After swiping the bottle back and taking a few thoughtful swigs, Seven licked the whiskey off his hips and slammed the half-empty bottle down on the bar, because loud noises helped him think. Then he turned his attention to his pistol, inspecting it carefully after the firefight, lips pursed as he concentrated. Taking care of his guns was practically better than therapy for what it did to sort his head right, had been ever since he’d first picked up a weapon way back in his days as a two-bit thug from the Bronx. There were something about it that just soothed a man. Once assured that all was in good working order, he turned his head and squinted at Ryan.
“I know you well enough to be sure that you’ve already got leads. So, my friend, enlighten me. Where are we dragging our asses next? I’m telling you, it’s been way too long since I’ve swung a hammer outside of a construction site.”
Ryan’s finger stayed on Andrew’s name and he paused.
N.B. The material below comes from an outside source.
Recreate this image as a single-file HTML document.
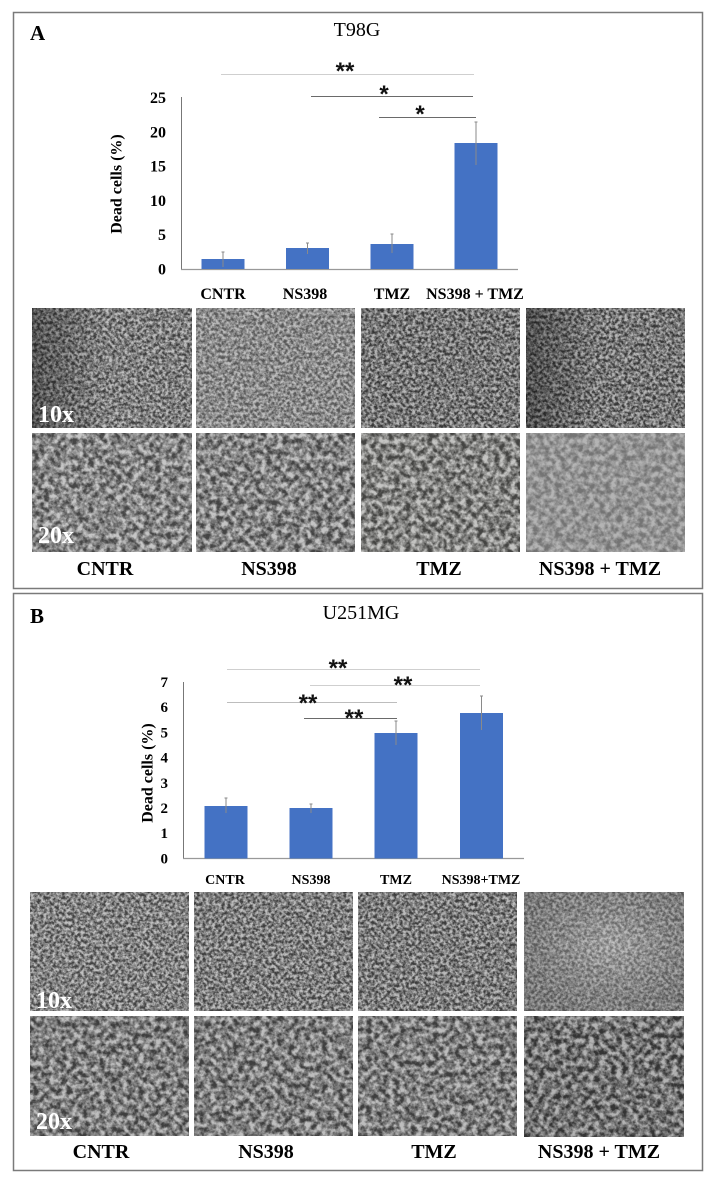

The right thing to do would be take care of the rest of the guys first and then ask Andrew. Not the most efficient or even what he was trained to do in the CIA, but part of him hoped that going through a list of idiot thugs would get him answers faster. That ain’t what your gut is sayin. Was all Rogue had to offer. She was right, but that didn’t mean Ryan had to listen to either her or his gut.
“I think I know who sent those boys over. A little payback would be nice, right? Maybe we can get some ideas from him.” Ryan took a final swing of the whiskey and placed it back on the bar neatly amidst the broken glass and spilled booze. “I’ll give you the details later. You need to get the hell out of here while they call in clean up.”
“Revenge is an acquired taste, and I’ve had plenty of time to practice, darling.” Seven jumped down off the bar and swept his partner an ironic bow before he re-holstered his weapon. Then he cocked his head and swept his gaze over the shotgun he’d borrowed where it lay on the bar, reaching out to caress it with a lover’s touch. “Beautiful. It was lovely working with you both, let’s do it again real soon. Catch you later, Right Hand.”
Seven tapped one index finger against the side of his nose and aimed the other in Ryan’s direction as he backed away across the room, his expensive Italian shoes crunching over broken glass. He grabbed his jacket from the booth - sparing a wistful glance for the seat abandoned by the rich Armenian’s son, that was a pity - and rounded the corner, disappearing down the far staircase and sauntering off into the night.